I understand what it means in D&D terms. I'm saying I don't like those terms because they give rise to arguments like this. You can't be damaged on a miss, everyone says; but a miss in D&D can mean that you were still hit (in the English definition, not the D&D definition) by an attack. It is therefore narratively appropriate that you can still take damage.

IOW, there is no cognitive dissonance in "damage on a miss" if we take the D&D definition of "miss".
 

The problem is to the words "hit" or "Miss". The issue is hit and miss requires targets. D&D has never named a target of what you hit or miss. Damage from a Miss (to the unarmored skin) could be a Hit to the (armor) or a Miss (to the armor).
 

The "hit" and "miss" paradigm is rife with incoherency and I'm certain everyone knows this. If you throw in the implication rider of "hit <such that you roll damage + modifiers>" or "miss <such that you do not roll damage + modifiers but may deploy any effects that apply on a miss>" then the fiction makes sense.

Otherwise, if a miss is a miss is a miss is a miss then every single attack against the high AC, gigantic, notoriously lumbering, dex-deficient tarrasque renders the fiction utterly incoherent as its morphed into a swashbuckling mythical monster deftly sidestepping a blow in the same way that Errol Flynn might do. A miss on these giant, slow, heavily armored creatures means the same thing as a miss against an Air Elemental. If anything is at tension, it is that binary interpretation of the D&D hit/miss paradigm.

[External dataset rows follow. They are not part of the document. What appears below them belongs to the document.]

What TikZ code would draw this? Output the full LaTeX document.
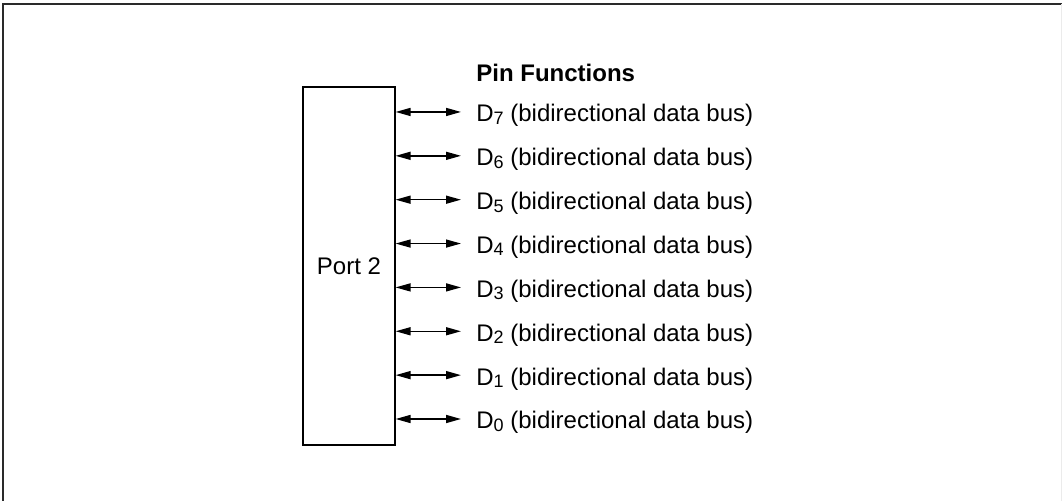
\documentclass[tikz,border=0pt]{standalone}
\usepackage{fontspec}
\setmainfont{Liberation Sans}
\usetikzlibrary{arrows.meta}
\definecolor{FrameInk} {HTML}{2A2A2A}
\definecolor{EdgeGrey} {HTML}{EBEBEB}
\definecolor{Ink}      {HTML}{000000}
\newcommand{\pinsub}[1]{\raisebox{-1.2pt}{\fontsize{9}{10}\selectfont#1}}

\begin{document}
\begin{tikzpicture}[x=0.5pt, y=-0.5pt, font=\fontsize{12}{14}\selectfont,
  pinlabel/.style={anchor=west, inner xsep=7.5pt, inner ysep=0pt,
                   text height=10pt, text depth=0pt, text=Ink},
  bus/.style={{Triangle[length=7.5pt,width=4pt]}-{Triangle[length=7.5pt,width=4pt]},
              line width=0.75pt, Ink}]

  \useasboundingbox (0,0) rectangle (1062,501);

  % ===== FRAME (cropped) =====
  \draw[line width=0.7pt, FrameInk] (3,501) -- (3,4) -- (1062,4);
  \draw[line width=0.5pt, EdgeGrey] (1061,4) -- (1061,501);

  % ===== PORT BLOCK =====
  \node[draw=Ink, line width=0.6pt, minimum width=46pt, minimum height=179pt,
        inner sep=0pt] (port) at (349,266) {Port 2};

  % ===== PIN LIST =====
  \node[pinlabel, font=\fontsize{12}{14}\selectfont\bfseries] (title) at (461,72)
        {Pin Functions};
  \foreach \i in {0,...,7}{
    \node[pinlabel] (d\i) at (461,{419-43.86*\i})
          {D\pinsub{\i} (bidirectional data bus)};
    \draw[bus] (port.east |- d\i.west) -- (d\i.west);
  }

\end{tikzpicture}
\end{document}
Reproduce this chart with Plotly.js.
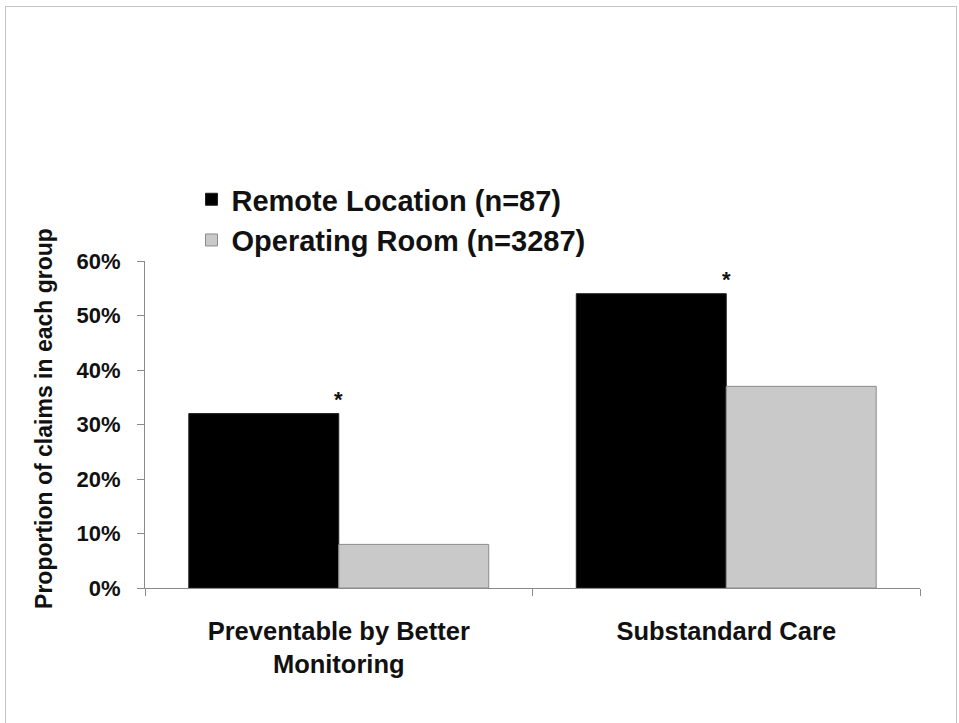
<!DOCTYPE html>
<html>
<head>
<meta charset="utf-8">
<script src="https://cdn.plot.ly/plotly-3.0.1.min.js"></script>
<style>
  html, body { margin: 0; padding: 0; background: #ffffff; }
  #wrap { position: relative; width: 959px; height: 723px; }
  #chart { position: absolute; left: 0; top: 0; width: 959px; height: 723px; }
  #frame { position: absolute; left: 5px; top: 6px; width: 952px; height: 730px;
           border: 1px solid #c4c4c4; box-sizing: border-box; pointer-events: none; }
</style>
</head>
<body>
<div id="wrap">
  <div id="chart"></div>
  <div id="frame"></div>
</div>
<script>
const categories = ["Preventable by Better<br>Monitoring", "Substandard Care"];
const seriesNames = ["Remote Location (n=87)", "Operating Room (n=3287)"];
const remoteValues = [32, 54];
const orValues = [8, 37];
const significance = ["*", "*"];
const yTickVals = [0, 10, 20, 30, 40, 50, 60];
const yTickText = ["0%", "10%", "20%", "30%", "40%", "50%", "60%"];
const yTitle = "Proportion of claims in each group";

const FONT = "Liberation Sans, Arial, sans-serif";

const traces = [
  {
    type: "bar", name: seriesNames[0], x: categories, y: remoteValues,
    marker: { color: "#000000", line: { color: "#222222", width: 1 } },
    hoverinfo: "none"
  },
  {
    type: "bar", name: seriesNames[1], x: categories, y: orValues,
    marker: { color: "#c9c9c9", line: { color: "#8c8c8c", width: 1 } },
    hoverinfo: "none"
  }
];

const annotations = categories.map((c, i) => ({
  x: c, y: remoteValues[i], xref: "x", yref: "y",
  text: "<b>" + significance[i] + "</b>", showarrow: false,
  xanchor: "center", yanchor: "bottom", yshift: 0,
  font: { family: FONT, size: 22, color: "#111111" }
}));

annotations.push({
  xref: "paper", yref: "paper", x: -0.1303, y: 0.517,
  xanchor: "center", yanchor: "middle", textangle: -90, showarrow: false,
  text: yTitle,
  font: { family: FONT, size: 23, color: "#111111", weight: "bold" }
});

const layout = {
  width: 959, height: 723,
  paper_bgcolor: "rgba(0,0,0,0)", plot_bgcolor: "rgba(0,0,0,0)",
  margin: { l: 145, r: 39, t: 261, b: 135, pad: 0 },
  barmode: "group", bargap: 0.226, bargroupgap: 0,
  showlegend: true,
  legend: {
    x: 0.06, y: 0.985, xanchor: "left", yanchor: "bottom",
    bgcolor: "rgba(0,0,0,0)", traceorder: "normal",
    font: { family: FONT, size: 29, color: "#111111", weight: "bold" },
    itemwidth: 30
  },
  xaxis: {
    type: "category", showline: true, linecolor: "#8a8a8a", linewidth: 1,
    ticks: "outside", tickson: "boundaries", ticklen: 7, tickcolor: "#8a8a8a",
    showgrid: false, zeroline: false, ticklabelstandoff: 20,
    tickfont: { family: FONT, size: 25.5, color: "#111111", weight: "bold" }
  },
  yaxis: {
    range: [0, 60], tickmode: "array", tickvals: yTickVals, ticktext: yTickText,
    showline: true, linecolor: "#8a8a8a", linewidth: 1,
    ticks: "outside", ticklen: 7, tickcolor: "#8a8a8a",
    showgrid: false, zeroline: false,
    tickfont: { family: FONT, size: 22, color: "#111111", weight: "bold" },
    ticklabelstandoff: 12
  },
  annotations: annotations
};

Plotly.newPlot("chart", traces, layout, { displayModeBar: false, staticPlot: true });
</script>
</body>
</html>
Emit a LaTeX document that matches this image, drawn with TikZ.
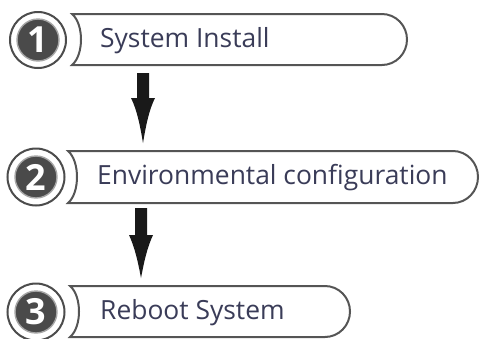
\documentclass[tikz,border=0pt]{standalone}
\usepackage{fontspec}
\setmainfont{Open Sans}
\definecolor{txt}{HTML}{3A3C58}
\definecolor{edge}{HTML}{555555}
\definecolor{disc}{HTML}{4A4A4A}
\begin{document}
\begin{tikzpicture}[x=1pt,y=-1pt,
  boxline/.style={draw=edge,line width=2pt,fill=white},
  ring/.style={draw=edge!90!black,line width=2pt,fill=white},
  discst/.style={fill=disc,draw=gray!70,line width=1.4pt},
  num/.style={text=white,font=\fontsize{36}{36}\selectfont\bfseries,inner sep=0pt},
  lbl/.style={text=txt,font=\fontsize{26.4}{30}\selectfont,anchor=west,inner sep=0pt},
  arr/.style={fill=black!90}]
\useasboundingbox (0,0) rectangle (480,338);
% row 1
\draw[boxline] (72,14) -- (382,14) arc[start angle=90,end angle=-90,x radius=25,y radius=-25.5] -- (72,65)
  .. controls (84,55) and (84,24) .. cycle;
\draw[ring] (38,40) circle[radius=28];
\fill[discst] (38,40) circle[radius=21];
\node[num] (n1) at (38,40) {1};
\node[lbl] (t1) at (100,41) {System Install};
% row 2
\draw[boxline] (68,151) -- (453,151) arc[start angle=90,end angle=-90,x radius=25,y radius=-26] -- (68,203)
  .. controls (80,193) and (80,161) .. cycle;
\draw[ring] (36,177) circle[radius=28.5];
\fill[discst] (36,177) circle[radius=21];
\node[num] (n2) at (36,177) {2};
\node[lbl] (t2) at (97,178) {Environmental configuration};
% row 3
\draw[boxline] (70,286) -- (325,286) arc[start angle=90,end angle=-90,x radius=25,y radius=-25.5] -- (70,337)
  .. controls (82,327) and (82,296) .. cycle;
\draw[ring] (36,312) circle[radius=28.5];
\fill[discst] (36,312) circle[radius=21];
\node[num] (n3) at (36,312) {3};
\node[lbl] (t3) at (100,313) {Reboot System};
% arrows
\fill[arr] (137,73) -- (149,73) -- (149,98) -- (155,98) .. controls (149,110) and (146,125) .. (143,143)
  .. controls (140,125) and (137,110) .. (131,98) -- (137,98) -- cycle;
\fill[arr] (135,208) -- (147,208) -- (147,235) -- (153,235) .. controls (147,248) and (144,262) .. (141,278)
  .. controls (138,262) and (135,248) .. (129,235) -- (135,235) -- cycle;
\end{tikzpicture}
\end{document}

There are dozens of these examples. Glancing blows occur all over the place in real life. Collateral damage occurs all over the place in real life. You intend a takedown but in the fog of the melee your head smashes into their nose.

If you have to have HP as meat, then damage on a miss might be a lucern hammer "hitting" the plate mail (which absorbs much of the blow, thus denying standard damage resolution) and the pierced edge poking through enough to abrade the flesh and the force of the impact still being absorbed by the soft tissue as the plate mail doesn't cause the kinetic energy to fully dissipate (Str damage). Or any number of renderings such as the one I outlined above where the Great White Shark "missing" the bite attack on the fur seal but his size, ferocity, and velocity causing "damage on a miss" as his girth barrels into the seal at 25 MPH despite missing the bite attack. Etc, etc. I'm pretty sure the fur seal doesn't agree with the Great White Shark that it was a "miss!"